MALAYSIA | Friday, 29 December 2006 | Views [761]

ok, first things first, tell me what makes me more of a wanker: the fact that i feel self-conscious not wearing a headscarf here, because it's clearly the done thing and they do it because it's REALLY important to them and by not doing it i am, effectively, blowing a big western feminist-progressive raspberry at everythig they believe in, or the fact that i actually fashioned a headscarf around my head in an attempt to fit in and not flaunt my western ignorance in their faces.

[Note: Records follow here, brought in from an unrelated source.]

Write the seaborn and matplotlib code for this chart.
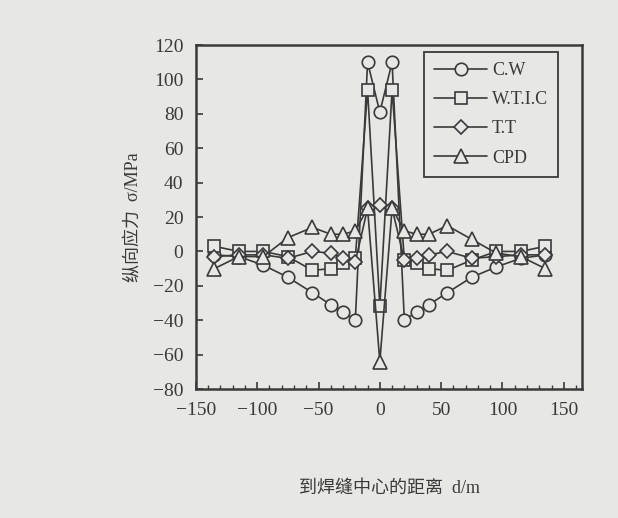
import numpy as np
import pandas as pd
import matplotlib
matplotlib.use("Agg")
import matplotlib.pyplot as plt
from matplotlib.ticker import MultipleLocator
import seaborn as sns

# distance from weld centre (m) and longitudinal stress (MPa)
d = [-135, -115, -95, -75, -55, -40, -30, -20, -10, 0, 10, 20, 30, 40, 55, 75, 95, 115, 135]
cw = [-2, -3, -8, -15, -24, -31, -35, -40, 110, 81, 110, -40, -35, -31, -24, -15, -9, -4, -2]
wtic = [3, 0, 0, -3, -11, -10, -7, -4, 94, -32, 94, -5, -7, -10, -11, -5, 0, 0, 3]
tt = [-3, -2, -2, -4, 0, -1, -4, -6, 25, 27, 25, -5, -4, -2, 0, -4, -3, -2, -2]
cpd = [-10, -3, -3, 8, 14, 10, 10, 12, 25, -64, 25, 12, 10, 10, 15, 7, -1, -3, -10]
series = ["C.W", "W.T.I.C", "T.T", "CPD"]
markers = ["o", "s", "D", "^"]

bg = "#e7e7e5"
ink = "#3a3a3a"

df = pd.concat([
    pd.DataFrame({"d": d, "stress": v, "series": name})
    for name, v in zip(series, [cw, wtic, tt, cpd])
], ignore_index=True)

sns.set_theme(style="ticks")
plt.rcParams["font.family"] = ["Liberation Serif", "Noto Sans CJK SC"]
plt.rcParams["text.color"] = ink
plt.rcParams["axes.labelcolor"] = ink
plt.rcParams["xtick.color"] = ink
plt.rcParams["ytick.color"] = ink

fig = plt.figure(figsize=(6.18, 5.18), dpi=100, facecolor=bg)
ax = fig.add_axes([0.317, 0.249, 0.625, 0.664])
ax.set_facecolor(bg)

sns.lineplot(data=df, x="d", y="stress", hue="series", style="series",
             markers=markers, dashes=False, palette=[ink] * 4, ax=ax,
             linewidth=1.2, markersize=9, markerfacecolor=bg,
             markeredgecolor=ink, markeredgewidth=1.2, legend=False)

for ln, m in zip(ax.lines, markers):
    if m == "D":
        ln.set_markersize(7)
    if m == "^":
        ln.set_markersize(9.5)

ax.set_xlim(-148, 165)
ax.set_ylim(-80, 120)
ax.set_xticks([-150, -100, -50, 0, 50, 100, 150])
ax.set_yticks(np.arange(-80, 121, 20))
ax.xaxis.set_minor_locator(MultipleLocator(10))
ax.tick_params(axis="both", which="major", direction="in", length=5, width=1.2,
               labelsize=14, pad=9)
ax.tick_params(axis="x", which="minor", direction="in", length=3, width=1)
for s in ax.spines.values():
    s.set_visible(True)
    s.set_color(ink)
    s.set_linewidth(1.8)

ax.set_xlabel("到焊缝中心的距离  d/m", fontsize=13, labelpad=44)
ax.set_ylabel("纵向应力  σ/MPa", fontsize=13, labelpad=8)

leg = ax.legend(handles=ax.lines[:4], labels=series, loc="upper right",
                bbox_to_anchor=(0.938, 0.98), borderaxespad=0, fontsize=13,
                frameon=True, fancybox=False, facecolor=bg, edgecolor=ink,
                framealpha=1, handlelength=2.9, labelspacing=0.68,
                borderpad=0.55, handletextpad=0.3)
leg.get_frame().set_linewidth(1.3)

fig.savefig("out.png", dpi=100, facecolor=bg)
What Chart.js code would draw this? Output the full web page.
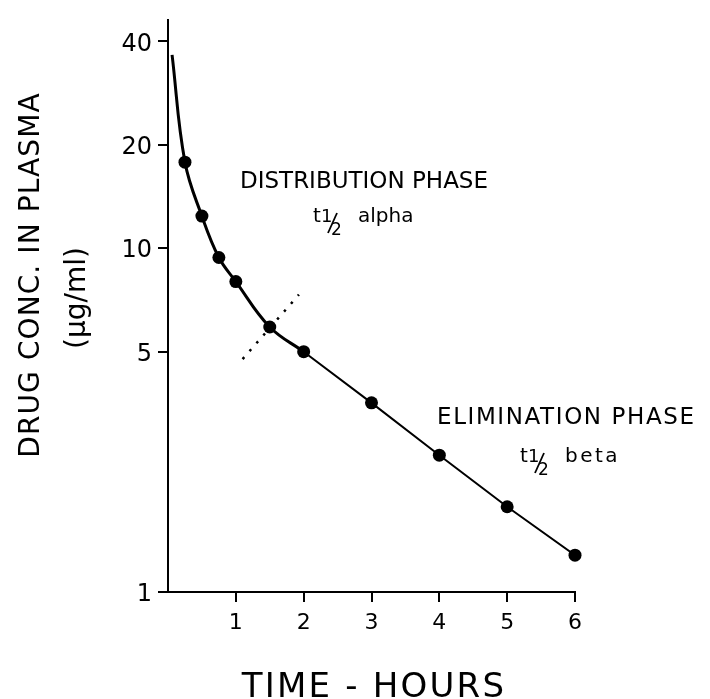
<!DOCTYPE html>
<html>
<head>
<meta charset="utf-8">
<script src="https://cdn.jsdelivr.net/npm/chart.js@4.4.1/dist/chart.umd.min.js"></script>
<style>
  body { margin: 0; background: #fff; }
  #wrap { width: 710px; height: 699px; }
</style>
</head>
<body>
<div id="wrap"><canvas id="chart"></canvas></div>
<script>
// sampled concentrations (hours, ug/ml)
var hours = [0.25, 0.5, 0.75, 1, 1.5, 2, 3, 4, 5, 6];
var conc = [17.8, 12.4, 9.4, 8.0, 5.9, 5.0, 3.55, 2.5, 1.77, 1.28];
// where the drawn curve begins, just after the dose
var curveStartHour = 0.06;
var curveStartConc = 36.5;
// hour from which the plot is a straight (elimination) line
var eliminationFrom = 2;
// dotted line marking the change of phase
var phaseMarkHours = [1.1, 1.93];
var phaseMarkConc = [4.76, 7.33];

var xTicks = [1, 2, 3, 4, 5, 6];
var yTicks = [1, 5, 10, 20, 40];

var FONT = "'DejaVu Sans', sans-serif";

var points = hours.map(function (h, i) { return { x: h, y: conc[i] }; });
var curved = [{ x: curveStartHour, y: curveStartConc }].concat(
  points.filter(function (p) { return p.x <= eliminationFrom; }));
var straight = points.filter(function (p) { return p.x >= eliminationFrom; });
var phaseMark = phaseMarkHours.map(function (h, i) { return { x: h, y: phaseMarkConc[i] }; });

function txt(ctx, s, x, y, size, spacing) {
  ctx.font = size + 'px ' + FONT;
  ctx.letterSpacing = (spacing || 0) + 'px';
  ctx.fillText(s, x, y);
}

// "t 1/2 <word>" with a slanted fraction
function halfLife(ctx, x, y, word, spacing) {
  ctx.textAlign = 'left';
  ctx.textBaseline = 'alphabetic';
  txt(ctx, 't', x, y, 20);
  txt(ctx, '1', x + 8, y, 18);
  ctx.beginPath();
  ctx.moveTo(x + 15, y + 11);
  ctx.lineTo(x + 24, y - 9);
  ctx.lineWidth = 1.8;
  ctx.strokeStyle = '#000';
  ctx.stroke();
  txt(ctx, '2', x + 18, y + 13, 17);
  txt(ctx, word, x + 45, y, 20, spacing);
}

var labels = {
  id: 'labels',
  afterDraw: function (chart) {
    var ctx = chart.ctx;
    ctx.save();
    ctx.fillStyle = '#000';

    // axis titles
    ctx.textAlign = 'center';
    ctx.textBaseline = 'middle';
    ctx.save();
    ctx.translate(32, 275);
    ctx.rotate(-Math.PI / 2);
    txt(ctx, 'DRUG CONC. IN PLASMA', 0, 0, 28, 1.1);
    ctx.restore();
    ctx.save();
    ctx.translate(78, 298);
    ctx.rotate(-Math.PI / 2);
    txt(ctx, '(\u03bcg/ml)', 0, 0, 28, 0);
    ctx.restore();

    ctx.textBaseline = 'alphabetic';
    txt(ctx, 'TIME - HOURS', 374, 697, 34, 2.2);

    // phase notes
    ctx.textAlign = 'left';
    txt(ctx, 'DISTRIBUTION PHASE', 240, 188, 23, 0);
    halfLife(ctx, 313, 222, 'alpha', 0);
    ctx.textAlign = 'left';
    txt(ctx, 'ELIMINATION PHASE', 437, 424, 23, 1.6);
    halfLife(ctx, 520, 462, 'beta', 2.5);
    ctx.restore();
  }
};

var ctx = document.getElementById('chart').getContext('2d');
var chart = new Chart(ctx, {
  type: 'scatter',
  data: {
    datasets: [
      {
        label: 'distribution',
        type: 'line',
        data: curved,
        borderColor: '#000',
        borderWidth: 3,
        pointRadius: 0,
        tension: 0.4,
        fill: false
      },
      {
        label: 'elimination',
        type: 'line',
        data: straight,
        borderColor: '#000',
        borderWidth: 2,
        pointRadius: 0,
        tension: 0,
        fill: false
      },
      {
        label: 'samples',
        data: points,
        backgroundColor: '#000',
        borderColor: '#000',
        pointBorderWidth: 0,
        pointRadius: 6.5,
        pointHoverRadius: 6.5,
        clip: 12
      },
      {
        label: 'phase change',
        type: 'line',
        data: phaseMark,
        borderColor: '#000',
        borderWidth: 2.5,
        borderDash: [2.5, 8],
        pointRadius: 0,
        fill: false
      }
    ]
  },
  options: {
    responsive: true,
    maintainAspectRatio: false,
    animation: false,
    layout: { padding: { top: 13, right: 135, left: 0, bottom: 0 } },
    plugins: {
      legend: { display: false },
      tooltip: { enabled: false }
    },
    scales: {
      x: {
        type: 'linear',
        min: 0,
        max: 6,
        afterBuildTicks: function (scale) {
          scale.ticks = xTicks.map(function (v) { return { value: v }; });
        },
        afterFit: function (scale) { scale.height = 107; },
        grid: { drawOnChartArea: false, drawTicks: true, tickLength: 10, color: '#000', lineWidth: 2 },
        border: { display: true, color: '#000', width: 2 },
        ticks: {
          color: '#000',
          padding: 8,
          font: { family: FONT, size: 22 },
          callback: function (v) { return String(v); }
        }
      },
      y: {
        type: 'logarithmic',
        min: 1,
        max: 46,
        afterBuildTicks: function (scale) {
          scale.ticks = yTicks.map(function (v) { return { value: v }; });
        },
        afterFit: function (scale) { scale.width = 168; },
        grid: { drawOnChartArea: false, drawTicks: true, tickLength: 10, color: '#000', lineWidth: 2 },
        border: { display: true, color: '#000', width: 2 },
        ticks: {
          color: '#000',
          padding: 6,
          labelOffset: 3,
          font: { family: FONT, size: 24 },
          callback: function (v) { return String(v); }
        }
      }
    }
  },
  plugins: [labels]
});
</script>
</body>
</html>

i know it's perfectly acceptable for travellers not to conform to this custom, but somehow it just feels wrong. this tradition, whether i agree with it's principles or not, is a symbol of an age-old religion that underpins their society, their way of life and everything they know. i know that they don't care that i'm not wearing a scarf, but i can't help feeling like every western woman that walks past with her skin and hair exposed must be a small reinforcement of a message of "we don't agree with you and we think you're wrong and we don't think it's important to respect your way of life". now, arguably, one can respect a way of life without making any effort to conform to it, but... i still felt uncomfortable with my hair showing. and not just because it was oily and in need of a wash :-) (a problem soon to be rectified by SPECIAL BLACK SHAMPOO, which i bought in the hotel shop from a nice man who said my hair will actually look more black after i wash it! yeah asia!!).

i'm probably an ignorant twat, but that's alright, because:

my big travelling fear has realised itself: i'm hooked. i really like it and i want to do it again and again and again. i want to come back and see more of malaysia, i want to see egypt, i want to see more and more and more of things that aren't australia, and meet more and more and more people who have a completely different world. i know this was predictable, and my parents are probably having quiet palpitations as they read this ("she is NEVER going to finish that degree..."), i just can't wait to see and do more. so the natural result of that, i imagine, is that i'll experience more and learn more and become a wisened traveller instead of silly young thing standing in front of a headscarf-wearing immigration official and having apologetic thoughts about my ignorance.

for now though i'm just a sleepy person in a very garden-variety, could-be-anywhere resort in malaysia. flying was EXCITING (and a wee bit scary) but it seems there are now two things in the world that can keep me awake, and flying is one of them. you don't want to know the other. ;-) 6 hours until i leave for Frankfurt. it's going to be a LOOOOONG flight (14 hours. it's long to me, ok? and dean - big props for surviving the canada-australia flight which i hear is much longer. you're my hero) so i'm dreading the condition i may be in when i get to germany. 'haggard' is a word that springs to mind... apart from sleep, water and sunshine (good old melatonin), does anyone have any pearls of travel fatigue wisdom?  

so that's it for malaysia. major observation, the people are FRIENDLY, but i knew that anyway thanks to a couple of wonderful malaysians i've known in australia (hi kim!!), and the only people i've met are airline staff and hotel staff so i guess they have to be.

also, i have a pretty elephant tusk bangle.

that is all.

:-)

 

there's a gallery for this post, just pictures of the resort - thankyou malaysia airlines. and you'll see my little friend there too, you'll recognise him no doubt, i was veeeeery happy to see him after my uh, cultural experience at the airport this morning. (thanks for the heads-up bek!)